Known for her fiery speeches and connect with the grassroots, Mehbooba became the Congress Legislature Party (CLP) leader in 1996 taking on the National Conference (NC) which had two-third majority in the Legislative Assembly
Mehbooba was perhaps the first pro-India politician who broke the traditions and visited the victims of human rights violations during the height of militancy. She courted many controversies in the late nineties when she visited the families of militants killed in encounters.
However, the soft-separatism card played by Mehbooba did not go well with Congress given its national outreach. Mehbooba and her father developed differences with Congress which led to both of them resigning and forming the PDP in 1999. The father-daughter duo tried to exploit the follies of the then Farooq Abdullah government and came up with a `healing touch policy’ to win the hearts and minds of the people.
The 2002 proved to be a watershed year for PDP which won 16 seats and entered into a post-poll alliance with Congress to form the government. Both parties decided to have a rotational chief minister for three years each. Despite having fewer seats, PDP was allowed to head the government and Mufti Mohammad Sayeed became the chief minister. Mehbooba did not contest assembly polls and instead focused on campaigning.
It was 2008 which changed the course of history. The PDP withdrew support to the Ghulam Nabi Azad government over Amarnath land row and tried to skid safe, though it was their minister who had brought the memo in the cabinet for transferring land to Shri Amarnath Shrine Board.
The elections later that year saw PDP becoming a pariah. Congress entered into an alliance National Conference to form the government. Though 2009 Shopian alleged rape and murder, 2010 civil unrest, 2013 Afzal Guru hanging and 2014 floods helped PDP to regain its lost ground, the alliance with BJP poured cold water on its hard work.
In the 2014 parliament elections, both PDP and BJP contested separately. Both parties won three seats each. BJP riding high on the Modi wave swept Dogra land winning both Udhampur and Jammu parliamentary seats beside the lone seat of Ladakh. PDP won all three seats in Kashmir. It was followed by the victory in assembly polls.
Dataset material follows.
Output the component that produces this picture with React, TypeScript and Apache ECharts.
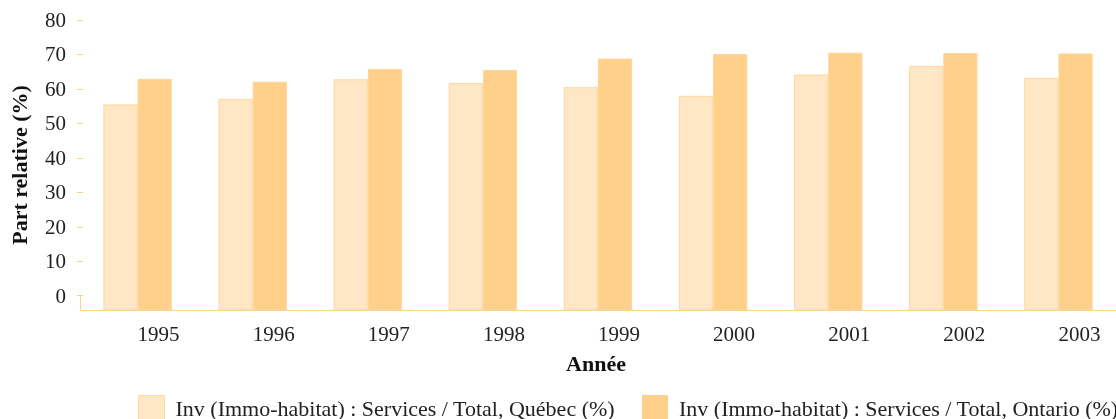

Mufti Sayeed entered into a post-poll alliance with BJP and became the chief minister for the second time. But his untimely death in 2016 threw new challenges. Mehbooba though tried to renegotiate the terms and conditions, yet gave up to the temptation of power.
Analysts said the tie-up with BJP did her in. When she and her closest aides were swearing by the alliance, the BJP was preparing for the bigger task. She was boasting of not announcing the CBI probe into the Kathua rape and murder case, yet the BJP had a bigger goal in mind.
Modi 2.0 at the Centre not only scrapped Article 370 but also downgraded Jammu and Kashmir into union territory. It was PDP that gave BJP an opening in Jammu and Kashmir. The party was never part of the power structure in J&K. It was PDP that brought them to power. The BJP honed their skills and ultimately, they used those against her.
Things have reached such a pass when she and her mother were denied passport. Interestingly CID gave the same reasons which her government used to cite while denying travel documents to dissenters.
Mehbooba’s woes do not end here. She is on the radar of the Enforcement Directorate. ED questioned her for five hours at Srinagar in a money laundering case. It appears that the worst is yet to come. ED and NIA are bracing up to expand the probe against Mehbooba and her close aides.
PDP’s stocks are down. The edifice is crumbling. Behind the bluster of Mehbooba lies the defeat and deceit. As they say, chickens have come home to roost.